Los dos o tres meses de colaboración y pugna con los «señores» constituyen la película más interesante en orden a la potencia arrolladora del nacional-socialismo, advirtiéndose la destreza y naturalidad con que los acontecimientos se le entregan, aun a costa de contundencias visibles que pusieron espanto en el ánimo de los junkers, y le indicaron con gesto elocuentísimo la pérdida absoluta y radical de la batalla.

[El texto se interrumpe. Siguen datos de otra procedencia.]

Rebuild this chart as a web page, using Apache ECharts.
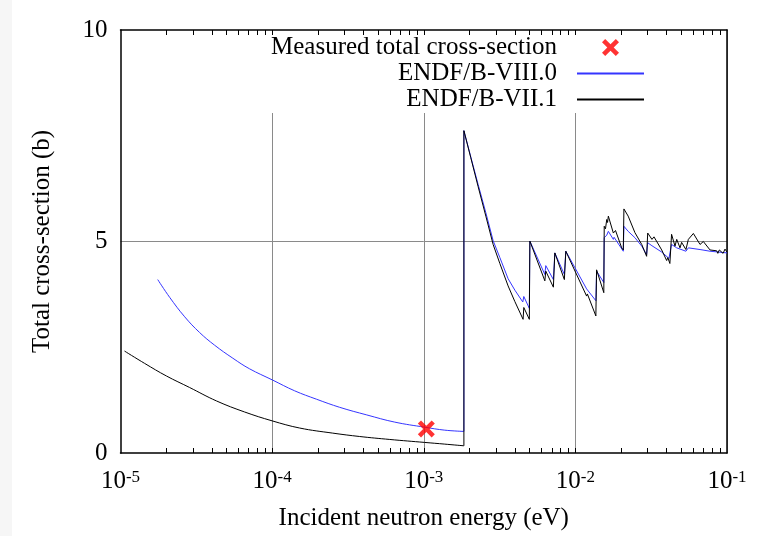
<!DOCTYPE html>
<html>
<head>
<meta charset="utf-8">
<script src="https://cdn.jsdelivr.net/npm/echarts@6/dist/echarts.min.js"></script>
<style>
html,body{margin:0;padding:0;background:#fff;}
#chart{width:762px;height:536px;}
</style>
</head>
<body>
<div id="chart"></div>
<script>
// ---- Data (energies in eV, cross-sections in barns) ----
const seriesNames = ['Measured total cross-section', 'ENDF/B-VIII.0', 'ENDF/B-VII.1'];

const measuredE = [1.04e-3];
const measuredXS = [0.57];

// ENDF/B-VIII.0 : smooth 1/v part below the edge, then the sawtooth part
const endf80LowE = [1.76e-5, 2.11e-5, 2.65e-5, 3.32e-5, 4.17e-5, 5.51e-5, 7.10e-5, 1.0e-4, 1.408e-4,
  1.967e-4, 2.79e-4, 4.21e-4, 6.44e-4, 1.015e-3, 1.376e-3, 1.84e-3];
const endf80LowXS = [4.10, 3.68, 3.22, 2.85, 2.55, 2.24, 1.99, 1.73, 1.47,
  1.27, 1.08, 0.90, 0.73, 0.61, 0.54, 0.51];
const endf80HighE = [1.84e-3,
  1.84e-3, 2.043e-3, 2.283e-3, 2.567e-3, 2.868e-3, 3.176e-3, 3.60e-3, 3.99e-3, 4.50e-3,
  4.57e-3, 4.97e-3,
  5.01e-3, 6.29e-3, 6.38e-3, 7.16e-3, 7.32e-3, 8.46e-3, 8.65e-3, 1.186e-2, 1.20e-2,
  1.365e-2, 1.38e-2, 1.54e-2, 1.55e-2, 1.61e-2, 1.65e-2, 1.78e-2, 1.80e-2, 2.07e-2,
  2.09e-2, 2.23e-2, 2.47e-2, 2.74e-2, 2.95e-2, 3.00e-2, 3.20e-2, 3.71e-2, 4.14e-2,
  4.31e-2, 4.66e-2, 5.36e-2, 5.56e-2, 6.64e-2, 7.73e-2, 0.1];
const endf80HighXS = [0.51,
  7.62, 7.00, 6.35, 5.68, 5.02, 4.62, 4.12, 3.85, 3.57,
  3.70, 3.42,
  5.01, 4.22, 4.43, 4.10, 4.73, 4.22, 4.77, 3.88, 3.92,
  3.60, 4.30, 4.03, 5.09, 5.15, 5.24, 5.05, 5.10, 4.77,
  5.36, 5.24, 5.09, 4.89, 4.69, 4.97, 4.90, 4.75, 4.60,
  4.93, 4.85, 4.77, 4.85, 4.81, 4.77, 4.73];

// ENDF/B-VII.1
const endf71LowE = [1.063e-5, 1.44e-5, 2.01e-5, 2.85e-5, 4.30e-5, 6.58e-5, 1.0e-4, 1.52e-4, 2.51e-4,
  3.78e-4, 5.97e-4, 1.015e-3, 1.376e-3, 1.84e-3];
const endf71LowXS = [2.41, 2.12, 1.82, 1.55, 1.23, 0.97, 0.76, 0.59, 0.47,
  0.39, 0.32, 0.25, 0.21, 0.17];
const endf71HighE = [1.84e-3,
  1.84e-3, 2.043e-3, 2.283e-3, 2.567e-3, 2.868e-3, 3.176e-3, 3.60e-3, 3.99e-3, 4.52e-3,
  4.57e-3, 4.97e-3,
  5.01e-3, 6.29e-3, 6.38e-3, 7.16e-3, 7.32e-3, 8.46e-3, 8.65e-3, 1.186e-2, 1.20e-2,
  1.365e-2, 1.38e-2, 1.54e-2, 1.55e-2, 1.58e-2, 1.61e-2, 1.63e-2, 1.65e-2, 1.78e-2,
  1.84e-2, 2.02e-2, 2.07e-2, 2.09e-2, 2.23e-2, 2.47e-2, 2.74e-2, 2.95e-2, 3.00e-2,
  3.20e-2, 3.30e-2, 3.71e-2, 4.00e-2, 4.07e-2, 4.20e-2, 4.31e-2, 4.54e-2, 4.66e-2,
  4.90e-2, 5.02e-2, 5.36e-2, 5.56e-2, 6.00e-2, 6.64e-2, 6.98e-2, 7.73e-2, 8.55e-2,
  8.70e-2, 8.90e-2, 9.42e-2, 9.70e-2, 0.1];
const endf71HighXS = [0.17,
  7.62, 6.98, 6.30, 5.60, 4.93, 4.48, 3.95, 3.58, 3.16,
  3.44, 3.16,
  5.01, 4.07, 4.30, 3.92, 4.73, 4.10, 4.77, 3.71, 3.76,
  3.24, 4.33, 3.79, 5.36, 5.30, 5.52, 5.45, 5.60, 5.20,
  5.26, 4.85, 4.80, 5.77, 5.60, 5.21, 4.93, 4.65, 5.20,
  5.05, 5.11, 4.80, 4.55, 4.62, 4.48, 5.17, 4.89, 5.05,
  4.85, 4.98, 4.81, 5.05, 5.19, 4.93, 5.00, 4.80, 4.78,
  4.72, 4.80, 4.72, 4.82, 4.75];

// ---- Axis ticks ----
const xMajorTicks = [1e-5, 1e-4, 1e-3, 1e-2, 1e-1];
const xDecades = [1e-5, 1e-4, 1e-3, 1e-2];
const xMinorMultipliers = [2, 3, 4, 5, 6, 7, 8, 9];
const yTicks = [0, 5, 10];

const xTickMarks = [];
xDecades.forEach(d => xMinorMultipliers.forEach(m => xTickMarks.push(+(m * d).toPrecision(6))));
[1e-4, 1e-3, 1e-2].forEach(v => xTickMarks.push(v));

const FONT = 'Liberation Serif';
const zip = (a, b) => a.map((v, i) => [v, b[i]]);

const xPath = 'path://M0,3 L3,0 L8,5 L13,0 L16,3 L11,8 L16,13 L13,16 L8,11 L3,16 L0,13 L5,8 Z';

const chart = echarts.init(document.getElementById('chart'), null, {renderer: 'canvas'});

const frameLine = {show: true, onZero: false, lineStyle: {color: '#000', width: 1.5}};
const gridLine = {color: '#8a8a8a', width: 1};
const BLUE = '#3535ff';

const option = {
  backgroundColor: '#fff',
  animation: false,
  textStyle: {fontFamily: FONT},
  grid: {left: 120.5, right: 35, top: 30, bottom: 82, containLabel: false},
  legend: {
    data: [
      {name: seriesNames[0]},
      {name: seriesNames[1], itemStyle: {opacity: 0}},
      {name: seriesNames[2], itemStyle: {opacity: 0}}
    ],
    orient: 'vertical',
    align: 'right',
    right: 38,
    top: 35,
    itemWidth: 67,
    itemHeight: 17,
    itemGap: 1,
    padding: [0, 79, 1, 8],
    backgroundColor: '#fff',
    textStyle: {fontFamily: FONT, fontSize: 25, color: '#000', padding: [0, 15, 0, 0]},
    selectedMode: false
  },
  xAxis: [{
    type: 'log', logBase: 10, min: 1e-5, max: 0.1, position: 'bottom',
    axisLine: frameLine,
    axisTick: {show: true, inside: true, length: 5, customValues: xTickMarks, lineStyle: {color: '#000', width: 1}},
    axisLabel: {
      customValues: xMajorTicks,
      margin: 16,
      formatter: v => '{b|10}{s|' + Math.round(Math.log10(v)) + '}',
      rich: {
        b: {fontFamily: FONT, fontSize: 25, color: '#000', lineHeight: 25},
        s: {fontFamily: FONT, fontSize: 17, color: '#000', verticalAlign: 'top', lineHeight: 25}
      }
    },
    splitLine: {show: false},
    name: 'Incident neutron energy (eV)',
    nameLocation: 'middle',
    nameGap: 53,
    nameTextStyle: {fontFamily: FONT, fontSize: 25, color: '#000'}
  }, {
    type: 'log', logBase: 10, min: 1e-5, max: 0.1, position: 'top',
    axisLine: frameLine,
    axisTick: {show: true, inside: true, length: 5, customValues: xTickMarks, lineStyle: {color: '#000', width: 1}},
    axisLabel: {show: false},
    splitLine: {show: false}
  }, {
    // decade grid lines only
    type: 'log', logBase: 10, min: 1e-5, max: 0.1, position: 'bottom',
    axisLine: {show: false},
    axisTick: {show: false},
    axisLabel: {show: false},
    splitLine: {show: true, showMinLine: false, showMaxLine: false, lineStyle: gridLine}
  }],
  yAxis: [{
    type: 'value', min: 0, max: 10, interval: 5, position: 'left',
    axisLine: frameLine,
    axisTick: {show: false},
    axisLabel: {
      customValues: yTicks,
      margin: 13, fontFamily: FONT, fontSize: 25, color: '#000'
    },
    splitLine: {show: true, showMinLine: false, showMaxLine: false, lineStyle: gridLine},
    name: 'Total cross-section (b)',
    nameLocation: 'middle',
    nameGap: 66,
    nameTextStyle: {fontFamily: FONT, fontSize: 25, color: '#000'}
  }, {
    type: 'value', min: 0, max: 10, interval: 5, position: 'right',
    axisLine: frameLine,
    axisTick: {show: false},
    axisLabel: {show: false},
    splitLine: {show: false}
  }],
  graphic: [{
    type: 'rect', left: 0, top: 0, shape: {x: 0, y: 0, width: 12, height: 536},
    style: {fill: '#f6f6f6'}, silent: true, z: -1
  }],
  series: [{
    name: seriesNames[1],
    type: 'line',
    data: zip(endf80LowE, endf80LowXS),
    symbol: 'none',
    smooth: 0.4,
    lineStyle: {color: BLUE, width: 1},
    itemStyle: {color: BLUE},
    z: 2
  }, {
    name: seriesNames[1],
    type: 'line',
    data: zip(endf80HighE, endf80HighXS),
    symbol: 'none',
    lineStyle: {color: BLUE, width: 1},
    itemStyle: {color: BLUE},
    z: 2
  }, {
    name: seriesNames[2],
    type: 'line',
    data: zip(endf71LowE, endf71LowXS),
    symbol: 'none',
    smooth: 0.4,
    lineStyle: {color: '#000', width: 1},
    itemStyle: {color: '#000'},
    z: 3
  }, {
    name: seriesNames[2],
    type: 'line',
    data: zip(endf71HighE, endf71HighXS),
    symbol: 'none',
    lineStyle: {color: '#000', width: 1},
    itemStyle: {color: '#000'},
    z: 3
  }, {
    name: seriesNames[0],
    type: 'scatter',
    data: zip(measuredE, measuredXS),
    symbol: xPath,
    symbolSize: 17,
    symbolKeepAspect: true,
    itemStyle: {color: '#ff0000'},
    z: 5
  }]
};
chart.setOption(option);
</script>
</body>
</html>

¿Hasta qué punto se realizará la revolución nacional alemana y qué destino le espera? Las jornadas de castigo en junio de 1934 demostraron su enorme capacidad patética y dramática. En ellas murió Strasser, el nacional-socialista más identificado con los intereses verdaderos de las grandes masas populares, y en ellas hizo su aparición por vez primera ante las juventudes el espectro de la desilusion y del desaliento. Todo parece hoy conjurado, y Hitler, al frente de los destinos de Alemania, al frente de setenta millones de alemanes, escoltado por los dos mitos de la raza y de la sangre, es y constituye, sea cual fuere su ulterior futuro, uno de los fenómenos más patéticos, extraordinarios y sorprendentes de la historia universal.

Ahí queda otra gran respuesta, otra gran manifestación del gigantesco espíritu subversivo que hoy opera con jurisdicción mundial.